* [WORK TO BE COMPLETED] Only the lines from the start of the data through the line with "0 1 272,348" belong in the copy. Restate them word for word, minus the pictures.

* [INFORMATION SUPPLIED]
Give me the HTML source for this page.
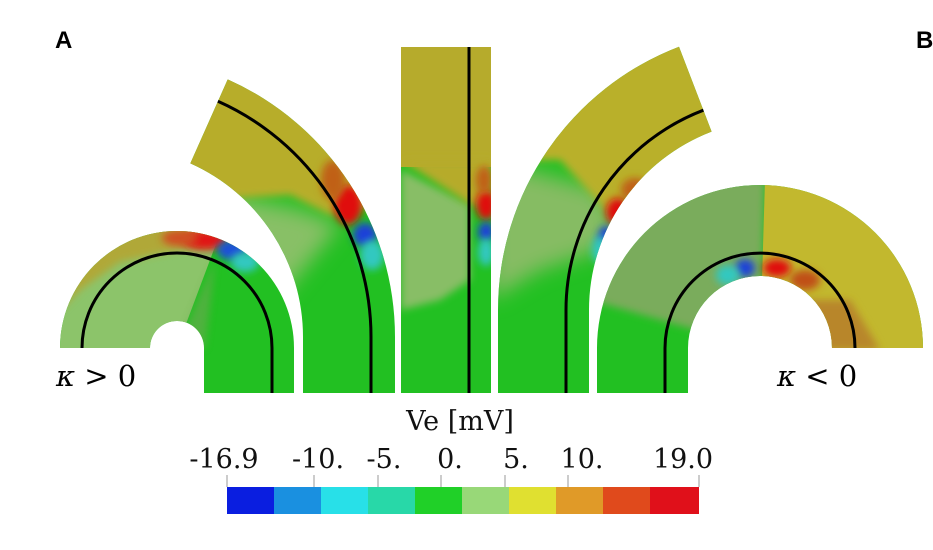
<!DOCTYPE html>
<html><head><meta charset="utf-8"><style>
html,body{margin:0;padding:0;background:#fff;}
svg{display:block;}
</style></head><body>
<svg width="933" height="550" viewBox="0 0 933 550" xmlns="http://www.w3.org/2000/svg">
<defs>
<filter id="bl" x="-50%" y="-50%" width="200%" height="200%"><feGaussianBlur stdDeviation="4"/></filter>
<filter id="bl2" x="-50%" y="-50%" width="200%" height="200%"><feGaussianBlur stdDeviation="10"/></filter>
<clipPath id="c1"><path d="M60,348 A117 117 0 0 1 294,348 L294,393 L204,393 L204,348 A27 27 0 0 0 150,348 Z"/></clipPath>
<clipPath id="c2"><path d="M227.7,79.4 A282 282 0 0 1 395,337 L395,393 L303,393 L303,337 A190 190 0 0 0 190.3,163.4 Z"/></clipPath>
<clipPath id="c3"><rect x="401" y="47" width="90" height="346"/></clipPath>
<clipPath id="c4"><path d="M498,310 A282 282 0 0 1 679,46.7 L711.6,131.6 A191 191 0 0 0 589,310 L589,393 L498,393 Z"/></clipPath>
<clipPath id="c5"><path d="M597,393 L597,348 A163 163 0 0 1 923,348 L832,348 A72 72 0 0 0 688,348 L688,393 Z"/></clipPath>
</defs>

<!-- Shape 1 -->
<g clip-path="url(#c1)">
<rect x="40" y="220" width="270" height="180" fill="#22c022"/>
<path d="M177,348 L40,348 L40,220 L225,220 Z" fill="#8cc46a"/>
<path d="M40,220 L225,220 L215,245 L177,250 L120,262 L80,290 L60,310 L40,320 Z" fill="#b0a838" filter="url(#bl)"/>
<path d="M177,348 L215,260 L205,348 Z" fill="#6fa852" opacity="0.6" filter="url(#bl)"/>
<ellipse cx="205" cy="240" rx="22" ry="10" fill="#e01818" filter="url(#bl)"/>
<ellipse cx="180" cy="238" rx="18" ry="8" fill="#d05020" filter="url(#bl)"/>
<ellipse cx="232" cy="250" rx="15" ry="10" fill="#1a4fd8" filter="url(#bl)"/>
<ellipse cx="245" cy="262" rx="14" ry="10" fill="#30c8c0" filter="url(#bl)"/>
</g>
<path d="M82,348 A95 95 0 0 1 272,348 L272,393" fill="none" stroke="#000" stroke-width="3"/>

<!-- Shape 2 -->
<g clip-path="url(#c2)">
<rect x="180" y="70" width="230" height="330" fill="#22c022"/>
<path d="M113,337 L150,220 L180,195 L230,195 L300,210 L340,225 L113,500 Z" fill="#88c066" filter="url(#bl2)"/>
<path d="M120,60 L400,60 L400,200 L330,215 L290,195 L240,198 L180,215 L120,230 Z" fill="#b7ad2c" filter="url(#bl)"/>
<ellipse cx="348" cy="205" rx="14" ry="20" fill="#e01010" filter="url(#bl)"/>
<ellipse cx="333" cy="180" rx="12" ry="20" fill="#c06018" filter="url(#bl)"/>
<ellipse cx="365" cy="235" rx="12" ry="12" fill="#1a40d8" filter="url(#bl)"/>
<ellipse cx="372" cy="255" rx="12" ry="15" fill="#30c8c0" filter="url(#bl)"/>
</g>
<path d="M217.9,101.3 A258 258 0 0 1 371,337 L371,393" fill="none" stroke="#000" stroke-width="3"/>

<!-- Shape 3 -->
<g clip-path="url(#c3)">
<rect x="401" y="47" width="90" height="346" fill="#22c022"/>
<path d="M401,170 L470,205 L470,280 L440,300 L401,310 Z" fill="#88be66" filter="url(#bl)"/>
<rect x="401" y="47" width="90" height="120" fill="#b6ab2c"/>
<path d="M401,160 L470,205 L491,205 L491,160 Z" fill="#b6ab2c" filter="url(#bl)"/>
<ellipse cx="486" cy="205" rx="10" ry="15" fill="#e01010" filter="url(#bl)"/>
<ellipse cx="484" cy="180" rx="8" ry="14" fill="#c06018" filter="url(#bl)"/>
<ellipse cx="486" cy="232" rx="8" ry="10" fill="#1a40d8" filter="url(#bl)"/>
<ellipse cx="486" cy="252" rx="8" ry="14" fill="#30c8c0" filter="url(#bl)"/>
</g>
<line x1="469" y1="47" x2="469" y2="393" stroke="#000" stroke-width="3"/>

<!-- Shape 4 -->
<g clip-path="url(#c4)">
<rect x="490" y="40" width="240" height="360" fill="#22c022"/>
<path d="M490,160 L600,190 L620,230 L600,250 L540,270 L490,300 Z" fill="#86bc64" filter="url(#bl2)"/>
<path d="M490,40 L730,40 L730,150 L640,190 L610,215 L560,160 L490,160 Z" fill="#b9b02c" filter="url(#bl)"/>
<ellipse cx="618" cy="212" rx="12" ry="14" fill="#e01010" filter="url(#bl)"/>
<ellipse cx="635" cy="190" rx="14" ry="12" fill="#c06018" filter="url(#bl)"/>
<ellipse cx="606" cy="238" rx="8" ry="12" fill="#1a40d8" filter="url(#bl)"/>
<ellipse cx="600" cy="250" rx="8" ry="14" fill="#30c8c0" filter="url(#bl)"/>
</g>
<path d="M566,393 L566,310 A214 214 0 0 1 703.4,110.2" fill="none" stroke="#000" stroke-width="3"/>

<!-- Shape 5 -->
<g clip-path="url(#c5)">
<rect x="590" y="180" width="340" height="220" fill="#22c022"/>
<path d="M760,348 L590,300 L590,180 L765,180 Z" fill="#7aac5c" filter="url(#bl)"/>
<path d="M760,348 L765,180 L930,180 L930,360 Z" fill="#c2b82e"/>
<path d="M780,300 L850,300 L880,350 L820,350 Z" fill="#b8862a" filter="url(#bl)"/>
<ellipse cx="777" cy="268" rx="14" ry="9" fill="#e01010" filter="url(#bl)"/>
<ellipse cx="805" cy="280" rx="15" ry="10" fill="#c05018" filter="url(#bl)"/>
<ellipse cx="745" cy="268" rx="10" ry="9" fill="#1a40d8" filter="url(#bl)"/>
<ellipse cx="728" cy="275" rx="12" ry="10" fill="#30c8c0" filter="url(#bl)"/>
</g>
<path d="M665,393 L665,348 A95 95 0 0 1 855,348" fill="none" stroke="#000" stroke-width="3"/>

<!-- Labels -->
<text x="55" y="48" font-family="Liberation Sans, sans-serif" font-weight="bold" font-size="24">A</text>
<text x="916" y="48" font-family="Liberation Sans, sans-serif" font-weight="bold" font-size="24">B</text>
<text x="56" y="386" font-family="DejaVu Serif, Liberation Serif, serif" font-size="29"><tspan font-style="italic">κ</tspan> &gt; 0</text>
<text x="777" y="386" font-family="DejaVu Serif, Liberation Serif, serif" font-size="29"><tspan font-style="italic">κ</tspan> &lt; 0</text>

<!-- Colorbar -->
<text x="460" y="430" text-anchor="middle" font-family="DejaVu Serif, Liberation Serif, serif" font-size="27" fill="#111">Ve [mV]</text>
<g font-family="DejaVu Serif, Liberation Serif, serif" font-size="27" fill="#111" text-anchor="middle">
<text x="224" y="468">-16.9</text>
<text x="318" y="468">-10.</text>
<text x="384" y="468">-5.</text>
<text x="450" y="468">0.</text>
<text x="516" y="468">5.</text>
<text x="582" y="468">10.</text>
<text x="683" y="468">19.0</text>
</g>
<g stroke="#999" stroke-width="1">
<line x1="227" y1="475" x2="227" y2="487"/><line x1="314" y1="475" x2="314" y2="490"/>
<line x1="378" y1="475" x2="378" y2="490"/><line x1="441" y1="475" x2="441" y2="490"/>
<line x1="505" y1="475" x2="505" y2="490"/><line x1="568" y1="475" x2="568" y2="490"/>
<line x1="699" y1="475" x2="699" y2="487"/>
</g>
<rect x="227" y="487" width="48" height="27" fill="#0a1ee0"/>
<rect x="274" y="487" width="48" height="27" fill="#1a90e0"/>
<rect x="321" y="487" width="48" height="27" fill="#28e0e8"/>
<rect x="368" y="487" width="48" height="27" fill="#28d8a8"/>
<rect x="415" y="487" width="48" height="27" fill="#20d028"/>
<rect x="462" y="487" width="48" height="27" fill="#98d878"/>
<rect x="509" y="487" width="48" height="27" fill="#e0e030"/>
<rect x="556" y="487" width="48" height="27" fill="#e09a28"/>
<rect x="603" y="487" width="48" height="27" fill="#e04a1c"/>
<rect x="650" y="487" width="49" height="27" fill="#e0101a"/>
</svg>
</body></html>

* [RESULT FOR THIS EXERCISE]
Give me the HTML source for this page.
<!DOCTYPE html>
<html><head><meta charset="utf-8"><style>
html,body{margin:0;padding:0;background:#fff;}
svg{display:block;}
</style></head><body>
<svg width="933" height="550" viewBox="0 0 933 550" xmlns="http://www.w3.org/2000/svg">
<defs>
<filter id="bl" x="-50%" y="-50%" width="200%" height="200%"><feGaussianBlur stdDeviation="4"/></filter>
<filter id="bl2" x="-50%" y="-50%" width="200%" height="200%"><feGaussianBlur stdDeviation="10"/></filter>
<clipPath id="c1"><path d="M60,348 A117 117 0 0 1 294,348 L294,393 L204,393 L204,348 A27 27 0 0 0 150,348 Z"/></clipPath>
<clipPath id="c2"><path d="M227.7,79.4 A282 282 0 0 1 395,337 L395,393 L303,393 L303,337 A190 190 0 0 0 190.3,163.4 Z"/></clipPath>
<clipPath id="c3"><rect x="401" y="47" width="90" height="346"/></clipPath>
<clipPath id="c4"><path d="M498,310 A282 282 0 0 1 679,46.7 L711.6,131.6 A191 191 0 0 0 589,310 L589,393 L498,393 Z"/></clipPath>
<clipPath id="c5"><path d="M597,393 L597,348 A163 163 0 0 1 923,348 L832,348 A72 72 0 0 0 688,348 L688,393 Z"/></clipPath>
</defs>

<!-- Shape 1 -->
<g clip-path="url(#c1)">
<rect x="40" y="220" width="270" height="180" fill="#22c022"/>
<path d="M177,348 L40,348 L40,220 L225,220 Z" fill="#8cc46a"/>
<path d="M40,220 L225,220 L215,245 L177,250 L120,262 L80,290 L60,310 L40,320 Z" fill="#b0a838" filter="url(#bl)"/>
<path d="M177,348 L215,260 L205,348 Z" fill="#6fa852" opacity="0.6" filter="url(#bl)"/>
<ellipse cx="205" cy="240" rx="22" ry="10" fill="#e01818" filter="url(#bl)"/>
<ellipse cx="180" cy="238" rx="18" ry="8" fill="#d05020" filter="url(#bl)"/>
<ellipse cx="232" cy="250" rx="15" ry="10" fill="#1a4fd8" filter="url(#bl)"/>
<ellipse cx="245" cy="262" rx="14" ry="10" fill="#30c8c0" filter="url(#bl)"/>
</g>
<path d="M82,348 A95 95 0 0 1 272,348 L272,393" fill="none" stroke="#000" stroke-width="3"/>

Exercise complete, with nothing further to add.